No cash to fix rotting primary school
PUBLISHED: 13:00 10 June 2011
CHILDREN at a Weston school are being taught in crumbling, rotting buildings with asbestos ceilings, ‘ancient’ electrics and gaping holes.
Parents and governors have joined forces this week to question the state of Ashcombe Primary School, where temporary buildings are 40 years old - 16 years past their intended life span.
They say maintaining the classrooms is like placing a ‘sticking plaster’ over the catalogue of problems.
Children are taking lessons in buildings where water is leaking from skylights and floors are subsiding and the entrance steps to one of the buildings even collapsed this week.
The school has a problem with badgers that have burrowed underneath the classrooms and, because the buildings are so dilapidated, they cannot stand up to the damage the animals are causing.
Governors insist the buildings do not pose a danger to children, but electrics are so old they are becoming overloaded and the school experiences frequent power cuts.
This week headteacher Peter Turner wrote to parents to explain ‘significant’ long-term issues with some of the buildings.
He says the school hall is too small, the electrical wiring is inappropriate for a modern school with numerous computers and other equipment.
Mr Turner added: “None of these issues pose a risk to children on a daily basis. However, the governors and I believe your children deserve better.”
One parent governor says that with ancient electrics, asbestos ceilings and ‘extensive wood rot’, the buildings are deteriorating each week.
Another parent said: “This is a well-run school and the children are very happy, but the building needs to reflect that.
“We definitely need a new hall and a whole new set of classrooms.
“We need it modernising and brought up to modern standards.”
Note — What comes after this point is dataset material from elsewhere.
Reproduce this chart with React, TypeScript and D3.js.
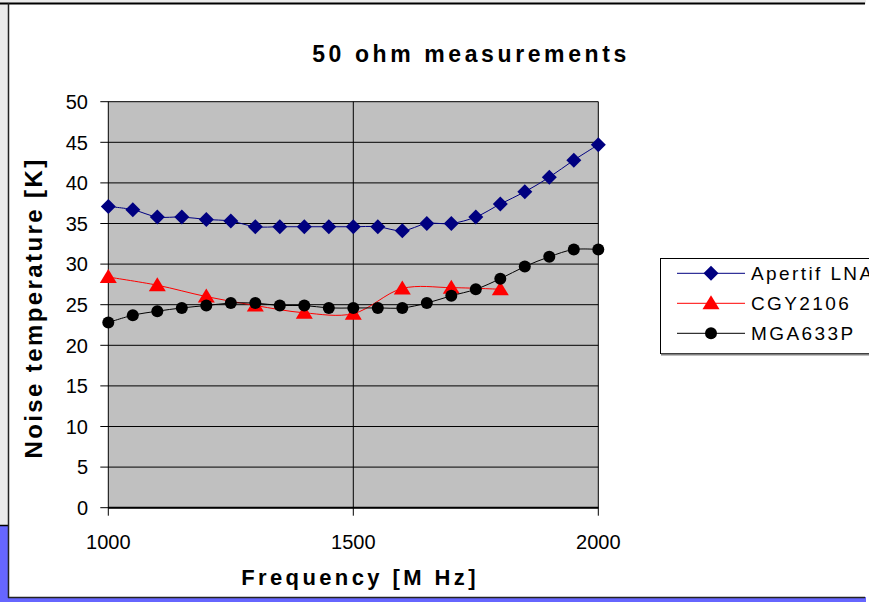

The annual budget for the school’s capital projects was £44,000 in 2010/11 but this year the Government grant has been cut to just £8,000.
Secretary of Ashcombe Friends Association, Cathy Constable, said: “It is unfair that other places get new schools and this is quite desperate.”
Pat Brown, chair of governors, added: “We have managed this site so well in recent years, which is why it has been used for so long. It is not a neglected building but the maintenance we have used is like putting a sticking plaster on it.”
North Somerset Council says it is working with the school to ensure it can continue to provide an acceptable learning environment while longer term solutions are explored.
Leader Nigel Ashton added: “Regrettably the Government’s national capital funding review has prevented the council from implementing longer term solutions.
“Once funding allocations for the future are known the council will work with Ashcombe and other schools to secure the best solutions for the future.”